▸ EXERCISE PROMPT: Transcribe every line exactly and omit anything that is a picture.

▸ GIVEN MATERIAL:
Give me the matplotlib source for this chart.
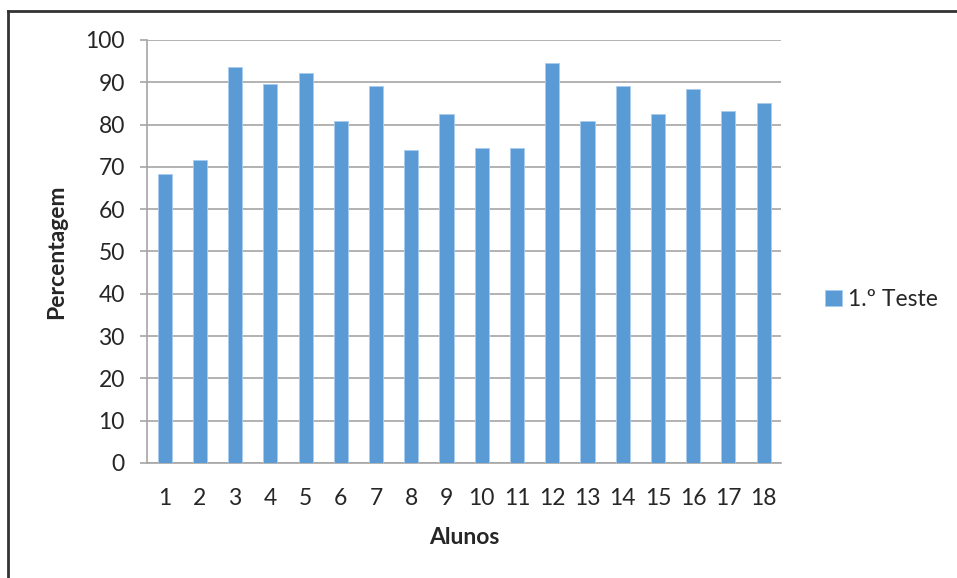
import matplotlib
matplotlib.use("Agg")
import matplotlib.pyplot as plt
from matplotlib.lines import Line2D

# notas do 1.º teste por aluno
alunos = list(range(1, 19))
percentagem = [68.4, 71.5, 93.5, 89.5, 92.2, 80.9, 89.2, 74.0, 82.4,
               74.5, 74.5, 94.5, 80.9, 89.0, 82.4, 88.5, 83.2, 85.2]
serie = "1.º Teste"
yticks = list(range(0, 101, 10))

plt.rcParams['font.family'] = ['Lato', 'DejaVu Sans']

fig = plt.figure(figsize=(9.57, 5.78), dpi=100)
ax = fig.add_axes([0.1536, 0.199, 0.8624 - 0.1536 - 0.046, 0.931 - 0.199])

ax.bar(alunos, percentagem, width=0.4, color='#5b9bd5',
       edgecolor='#a9cdef', linewidth=0.6, label=serie, zorder=3)

ax.set_xlim(0.5, 18.5)
ax.set_ylim(0, 100)
ax.set_yticks(yticks)
ax.set_xticks(alunos)
ax.grid(axis='y', color='#a6a6a6', linewidth=1.2, zorder=0)

for s in ['top', 'right']:
    ax.spines[s].set_visible(False)
ax.spines['left'].set_color('#a6a6a6')
ax.spines['bottom'].set_color('#a6a6a6')
ax.spines['left'].set_linewidth(1.2)
ax.spines['bottom'].set_linewidth(1.2)

ax.tick_params(axis='y', length=5, width=1.2, color='#a6a6a6', pad=11,
               labelsize=16.5, labelcolor='#262626')
ax.tick_params(axis='x', length=0, pad=18, labelsize=16.5, labelcolor='#262626')

ax.set_xlabel("Alunos", fontsize=16.5, fontweight='bold', color='#262626', labelpad=13)
ax.set_ylabel("Percentagem", fontsize=16.5, fontweight='bold', color='#262626', labelpad=13)

ax.legend(loc='center left', bbox_to_anchor=(0.841, 0.481),
          bbox_transform=fig.transFigure, frameon=False, fontsize=16.5,
          handlelength=0.7, handleheight=0.7, handletextpad=0.3,
          labelcolor='#262626')

# moldura do gráfico
fig.add_artist(Line2D([0.0084, 1.0], [0.981, 0.981], color='#333333', linewidth=2,
                      transform=fig.transFigure))
fig.add_artist(Line2D([0.0084, 0.0084], [0.0, 0.981], color='#333333', linewidth=2,
                      transform=fig.transFigure))

fig.savefig("out.png", dpi=100)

▸ ANSWER BELOW:
Give me the matplotlib source for this chart.
import matplotlib
matplotlib.use("Agg")
import matplotlib.pyplot as plt
from matplotlib.lines import Line2D

# notas do 1.º teste por aluno
alunos = list(range(1, 19))
percentagem = [68.4, 71.5, 93.5, 89.5, 92.2, 80.9, 89.2, 74.0, 82.4,
               74.5, 74.5, 94.5, 80.9, 89.0, 82.4, 88.5, 83.2, 85.2]
serie = "1.º Teste"
yticks = list(range(0, 101, 10))

plt.rcParams['font.family'] = ['Lato', 'DejaVu Sans']

fig = plt.figure(figsize=(9.57, 5.78), dpi=100)
ax = fig.add_axes([0.1536, 0.199, 0.8624 - 0.1536 - 0.046, 0.931 - 0.199])

ax.bar(alunos, percentagem, width=0.4, color='#5b9bd5',
       edgecolor='#a9cdef', linewidth=0.6, label=serie, zorder=3)

ax.set_xlim(0.5, 18.5)
ax.set_ylim(0, 100)
ax.set_yticks(yticks)
ax.set_xticks(alunos)
ax.grid(axis='y', color='#a6a6a6', linewidth=1.2, zorder=0)

for s in ['top', 'right']:
    ax.spines[s].set_visible(False)
ax.spines['left'].set_color('#a6a6a6')
ax.spines['bottom'].set_color('#a6a6a6')
ax.spines['left'].set_linewidth(1.2)
ax.spines['bottom'].set_linewidth(1.2)

ax.tick_params(axis='y', length=5, width=1.2, color='#a6a6a6', pad=11,
               labelsize=16.5, labelcolor='#262626')
ax.tick_params(axis='x', length=0, pad=18, labelsize=16.5, labelcolor='#262626')

ax.set_xlabel("Alunos", fontsize=16.5, fontweight='bold', color='#262626', labelpad=13)
ax.set_ylabel("Percentagem", fontsize=16.5, fontweight='bold', color='#262626', labelpad=13)

ax.legend(loc='center left', bbox_to_anchor=(0.841, 0.481),
          bbox_transform=fig.transFigure, frameon=False, fontsize=16.5,
          handlelength=0.7, handleheight=0.7, handletextpad=0.3,
          labelcolor='#262626')

# moldura do gráfico
fig.add_artist(Line2D([0.0084, 1.0], [0.981, 0.981], color='#333333', linewidth=2,
                      transform=fig.transFigure))
fig.add_artist(Line2D([0.0084, 0.0084], [0.0, 0.981], color='#333333', linewidth=2,
                      transform=fig.transFigure))

fig.savefig("out.png", dpi=100)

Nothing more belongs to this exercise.